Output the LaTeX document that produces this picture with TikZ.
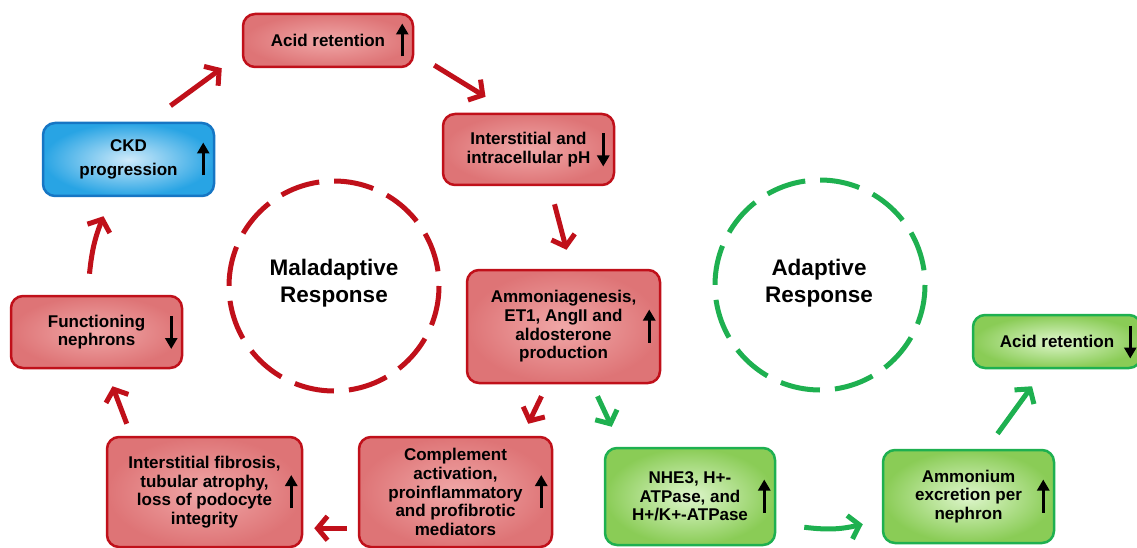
\documentclass[tikz,border=0pt]{standalone}
\usepackage{fontspec}
\setmainfont{Liberation Sans}
\usetikzlibrary{arrows.meta, calc}

\definecolor{malred}{RGB}{192,16,26}
\definecolor{redin}{RGB}{240,168,168}
\definecolor{redout}{RGB}{222,116,118}
\definecolor{adgreen}{RGB}{30,176,80}
\definecolor{greenin}{RGB}{222,246,204}
\definecolor{greenout}{RGB}{138,204,86}
\definecolor{ckdline}{RGB}{22,118,196}
\definecolor{bluein}{RGB}{206,234,250}
\definecolor{blueout}{RGB}{40,164,228}

\newcommand{\uparr}[1]{\draw[level] ($(#1.east)+(-12,16)$) -- ($(#1.east)+(-12,-17)$);}
\newcommand{\dnarr}[1]{\draw[level] ($(#1.east)+(-12,-16)$) -- ($(#1.east)+(-12,17)$);}

\begin{document}
\begin{tikzpicture}[x=1pt, y=-1pt,
		box/.style={rounded corners=12pt, line width=2.5pt, align=center,
			font=\fontsize{17}{18.6}\selectfont\bfseries, inner sep=0pt},
		redbox/.style={box, draw=malred, shading=radial, inner color=redin, outer color=redout},
		greenbox/.style={box, draw=adgreen, shading=radial, inner color=greenin, outer color=greenout},
		bluebox/.style={box, draw=ckdline, shading=radial, inner color=bluein, outer color=blueout},
		level/.style={line width=3.5pt, -{Triangle[length=11pt, width=12pt]}},
		redarr/.style={malred, line width=5pt, -{Straight Barb[length=10pt, width=24pt]}},
		greenarr/.style={adgreen, line width=5pt, -{Straight Barb[length=10pt, width=24pt]}},
		ring/.style={line width=5pt, dash pattern=on 40pt off 15pt},
		resp/.style={align=center, font=\fontsize{22.5}{26.5}\selectfont\bfseries}]
	\useasboundingbox (0,0) rectangle (1137,548);

	\node[redbox, minimum width=170, minimum height=53] (acid) at (328,40.5) {Acid retention};
	\node[redbox, minimum width=171, minimum height=71] (ph) at (528.5,149.5) {Interstitial and\\intracellular pH};
	\node[redbox, minimum width=193, minimum height=113] (ammon) at (563.5,326.5) {Ammoniagenesis,\\ET1, AngII and\\aldosterone\\production};
	\node[redbox, minimum width=193, minimum height=110] (comp) at (455.5,492) {Complement\\activation,\\proinflammatory\\and profibrotic\\mediators};
	\node[redbox, minimum width=195, minimum height=110] (fib) at (204.5,492) {Interstitial fibrosis,\\tubular atrophy,\\loss of podocyte\\integrity};
	\node[redbox, minimum width=171, minimum height=72] (func) at (96.5,332) {Functioning\\nephrons};
	\node[bluebox, minimum width=171, minimum height=73] (ckd) at (128.5,159.5) {CKD\\[6pt]progression};
	\node[greenbox, minimum width=170, minimum height=97] (nhe) at (690,496.5) {NHE3, H+-\\ATPase, and\\H+/K+-ATPase};
	\node[greenbox, minimum width=171, minimum height=93] (amm) at (968.5,496.5) {Ammonium\\excretion per\\nephron};
	\node[greenbox, minimum width=168, minimum height=53] (acidg) at (1057,341.5) {Acid retention};

	\uparr{acid}
	\dnarr{ph}
	\uparr{ammon}
	\uparr{comp}
	\uparr{fib}
	\dnarr{func}
	\uparr{ckd}
	\uparr{nhe}
	\uparr{amm}
	\dnarr{acidg}

	\draw[malred, ring] (334,286) circle (105);
	\draw[adgreen, ring] (820,285) circle (105);
	\node[resp] (mal) at (334,283) {Maladaptive\\Response};
	\node[resp] (ad) at (819,283) {Adaptive\\Response};

	\draw[redarr] ($(ckd.north)+(42,-16)$) -- ($(acid.south west)+(-20,0)$);
	\draw[redarr] ($(acid.south east)+(20,-3)$) -- ($(ph.north)+(-43,-16)$);
	\draw[redarr] ($(ph.south)+(26,18)$) -- ($(ammon.north)+(3,-19)$);
	\draw[redarr] ($(ammon.south)+(-22,12)$) -- ($(comp.north east)+(-25,-12)$);
	\draw[redarr] ($(comp.south west)+(-11,-20)$) -- ($(fib.south east)+(11,-20)$);
	\draw[redarr] ($(fib.north west)+(21,-12)$) -- ($(func.south)+(16,17)$);
	\draw[redarr] ($(func.north)+(-7,-21)$) to[bend left=8] ($(ckd.south)+(-25,19)$);
	\draw[greenarr] ($(ammon.south)+(34,12)$) -- ($(nhe.north west)+(8,-20)$);
	\draw[greenarr] ($(nhe.south east)+(28,-19)$) to[bend right=10] ($(amm.south west)+(-19,-20)$);
	\draw[greenarr] ($(amm.north)+(29,-15)$) -- ($(acidg.south)+(-25,17)$);
\end{tikzpicture}
\end{document}
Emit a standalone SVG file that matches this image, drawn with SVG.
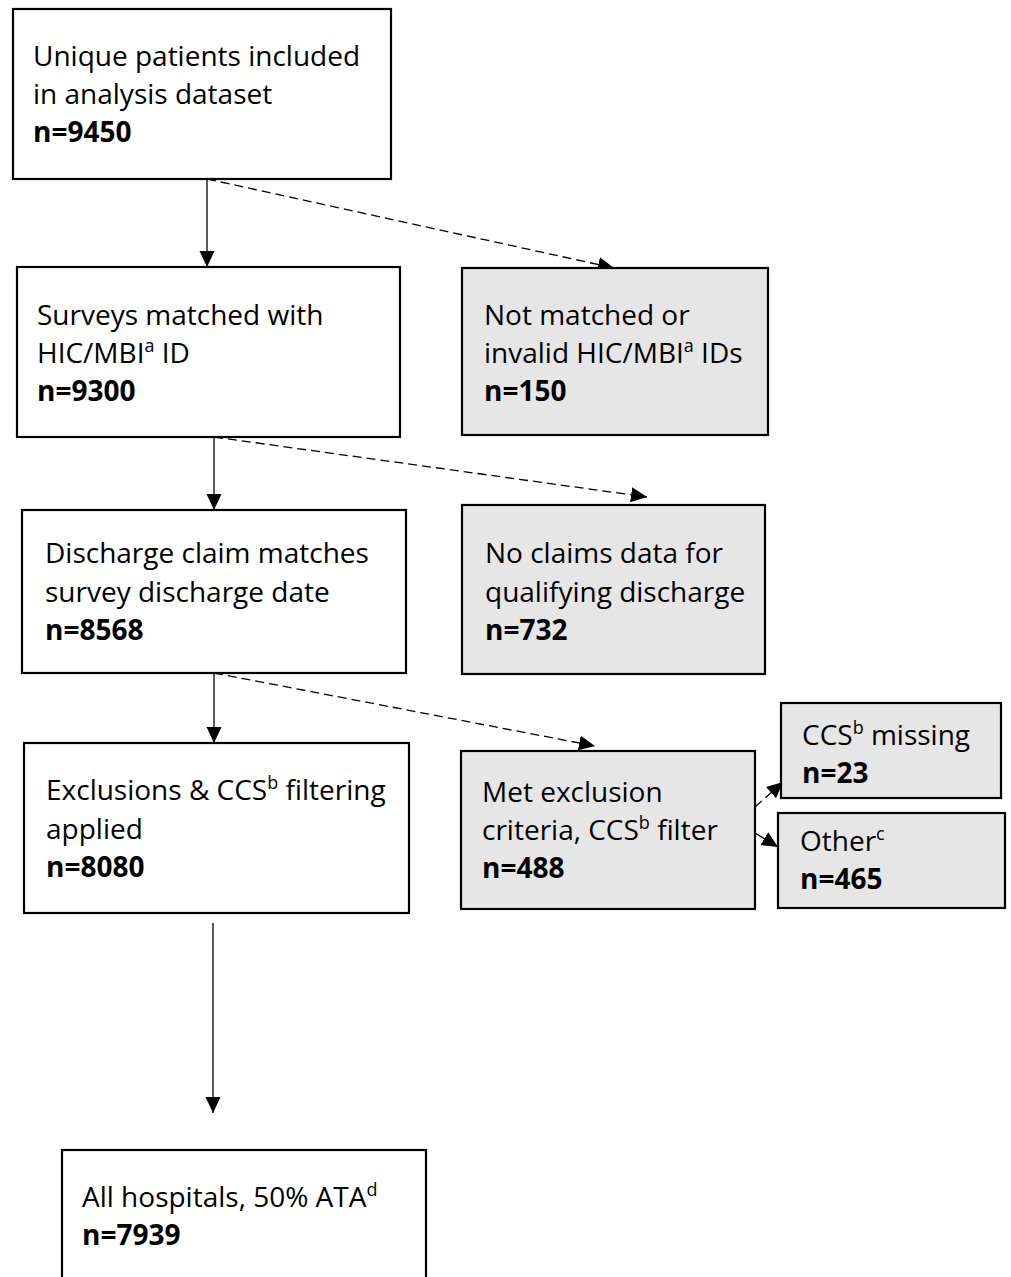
<svg xmlns="http://www.w3.org/2000/svg" width="1011" height="1277" viewBox="0 0 1011 1277">
<defs>
<style>
.box{fill:#ffffff;stroke:#000;stroke-width:2.2}
.gray{fill:#e7e6e6;stroke:#000;stroke-width:2.2}
text{font-family:"Open Sans","Noto Sans","Liberation Sans",sans-serif;font-size:28px;fill:#000}
.b{font-weight:bold}
.sup{font-size:18px}
.c{fill:none;stroke:#000;stroke-width:1.3}
.d{stroke-dasharray:9 5}
</style>
<marker id="ah" markerUnits="userSpaceOnUse" markerWidth="18" markerHeight="18" refX="16" refY="7.5" orient="auto">
<path d="M0,0 L16,7.5 L0,15 Z" fill="#000"/>
</marker>
</defs>
<rect width="1011" height="1277" fill="#fff"/>
<g id="connectors">
<line class="c" x1="207" y1="179" x2="207" y2="267" marker-end="url(#ah)"/>
<line class="c d" x1="207" y1="179" x2="614" y2="268" marker-end="url(#ah)"/>
<line class="c" x1="214" y1="437" x2="214" y2="510" marker-end="url(#ah)"/>
<line class="c d" x1="214" y1="437" x2="647" y2="497" marker-end="url(#ah)"/>
<line class="c" x1="214" y1="673" x2="214" y2="743" marker-end="url(#ah)"/>
<line class="c d" x1="214" y1="673" x2="595" y2="746" marker-end="url(#ah)"/>
<line class="c" x1="213" y1="923" x2="213" y2="1113" marker-end="url(#ah)"/>
<line class="c d" x1="755" y1="807" x2="783" y2="782" marker-end="url(#ah)"/>
<line class="c" x1="755" y1="833" x2="778" y2="847" marker-end="url(#ah)"/>
</g>
<g id="n1">
<rect class="box" x="13" y="9" width="378" height="170"/>
<text x="33" y="66">Unique patients included</text>
<text x="33" y="104">in analysis dataset</text>
<text x="33" y="142" class="b">n=9450</text>
</g>
<g id="n2">
<rect class="box" x="17" y="267" width="383" height="170"/>
<text x="37" y="325">Surveys matched with</text>
<text x="37" y="363">HIC/MBI<tspan class="sup" dy="-11">a</tspan><tspan dy="11"> ID</tspan></text>
<text x="37" y="401" class="b">n=9300</text>
</g>
<g id="n3">
<rect class="gray" x="462" y="268" width="306" height="167"/>
<text x="484" y="325">Not matched or</text>
<text x="484" y="363">invalid HIC/MBI<tspan class="sup" dy="-11">a</tspan><tspan dy="11"> IDs</tspan></text>
<text x="484" y="401" class="b">n=150</text>
</g>
<g id="n4">
<rect class="box" x="22" y="510" width="384" height="163"/>
<text x="45" y="563">Discharge claim matches</text>
<text x="45" y="602">survey discharge date</text>
<text x="45" y="640" class="b">n=8568</text>
</g>
<g id="n5">
<rect class="gray" x="462" y="505" width="303" height="169"/>
<text x="485" y="563">No claims data for</text>
<text x="485" y="602">qualifying discharge</text>
<text x="485" y="640" class="b">n=732</text>
</g>
<g id="n6">
<rect class="box" x="24" y="743" width="385" height="170"/>
<text x="46" y="800">Exclusions &amp; CCS<tspan class="sup" dy="-11">b</tspan><tspan dy="11"> filtering</tspan></text>
<text x="46" y="839">applied</text>
<text x="46" y="877" class="b">n=8080</text>
</g>
<g id="n7">
<rect class="gray" x="461" y="751" width="294" height="158"/>
<text x="482" y="802">Met exclusion</text>
<text x="482" y="840">criteria, CCS<tspan class="sup" dy="-11">b</tspan><tspan dy="11"> filter</tspan></text>
<text x="482" y="878" class="b">n=488</text>
</g>
<g id="n8">
<rect class="gray" x="781" y="703" width="220" height="95"/>
<text x="802" y="745">CCS<tspan class="sup" dy="-11">b</tspan><tspan dy="11"> missing</tspan></text>
<text x="802" y="783" class="b">n=23</text>
</g>
<g id="n9">
<rect class="gray" x="778" y="813" width="227" height="95"/>
<text x="800" y="851">Other<tspan class="sup" dy="-11">c</tspan></text>
<text x="800" y="889" class="b">n=465</text>
</g>
<g id="n10">
<rect class="box" x="62" y="1150" width="364" height="140"/>
<text x="82" y="1207">All hospitals, 50% ATA<tspan class="sup" dy="-11">d</tspan></text>
<text x="82" y="1245" class="b">n=7939</text>
</g>
</svg>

* WHAT THE TASK REQUIRES *
Transcribe the opening line of the listing above, please, and every line after it through the line with "(0,0) rectangle (1137,548);", word for word, without pictures.

* RESPONSE TO THE TASK *
Output the LaTeX document that produces this picture with TikZ.
\documentclass[tikz,border=0pt]{standalone}
\usepackage{fontspec}
\setmainfont{Liberation Sans}
\usetikzlibrary{arrows.meta, calc}

\definecolor{malred}{RGB}{192,16,26}
\definecolor{redin}{RGB}{240,168,168}
\definecolor{redout}{RGB}{222,116,118}
\definecolor{adgreen}{RGB}{30,176,80}
\definecolor{greenin}{RGB}{222,246,204}
\definecolor{greenout}{RGB}{138,204,86}
\definecolor{ckdline}{RGB}{22,118,196}
\definecolor{bluein}{RGB}{206,234,250}
\definecolor{blueout}{RGB}{40,164,228}

\newcommand{\uparr}[1]{\draw[level] ($(#1.east)+(-12,16)$) -- ($(#1.east)+(-12,-17)$);}
\newcommand{\dnarr}[1]{\draw[level] ($(#1.east)+(-12,-16)$) -- ($(#1.east)+(-12,17)$);}

\begin{document}
\begin{tikzpicture}[x=1pt, y=-1pt,
		box/.style={rounded corners=12pt, line width=2.5pt, align=center,
			font=\fontsize{17}{18.6}\selectfont\bfseries, inner sep=0pt},
		redbox/.style={box, draw=malred, shading=radial, inner color=redin, outer color=redout},
		greenbox/.style={box, draw=adgreen, shading=radial, inner color=greenin, outer color=greenout},
		bluebox/.style={box, draw=ckdline, shading=radial, inner color=bluein, outer color=blueout},
		level/.style={line width=3.5pt, -{Triangle[length=11pt, width=12pt]}},
		redarr/.style={malred, line width=5pt, -{Straight Barb[length=10pt, width=24pt]}},
		greenarr/.style={adgreen, line width=5pt, -{Straight Barb[length=10pt, width=24pt]}},
		ring/.style={line width=5pt, dash pattern=on 40pt off 15pt},
		resp/.style={align=center, font=\fontsize{22.5}{26.5}\selectfont\bfseries}]
	\useasboundingbox (0,0) rectangle (1137,548);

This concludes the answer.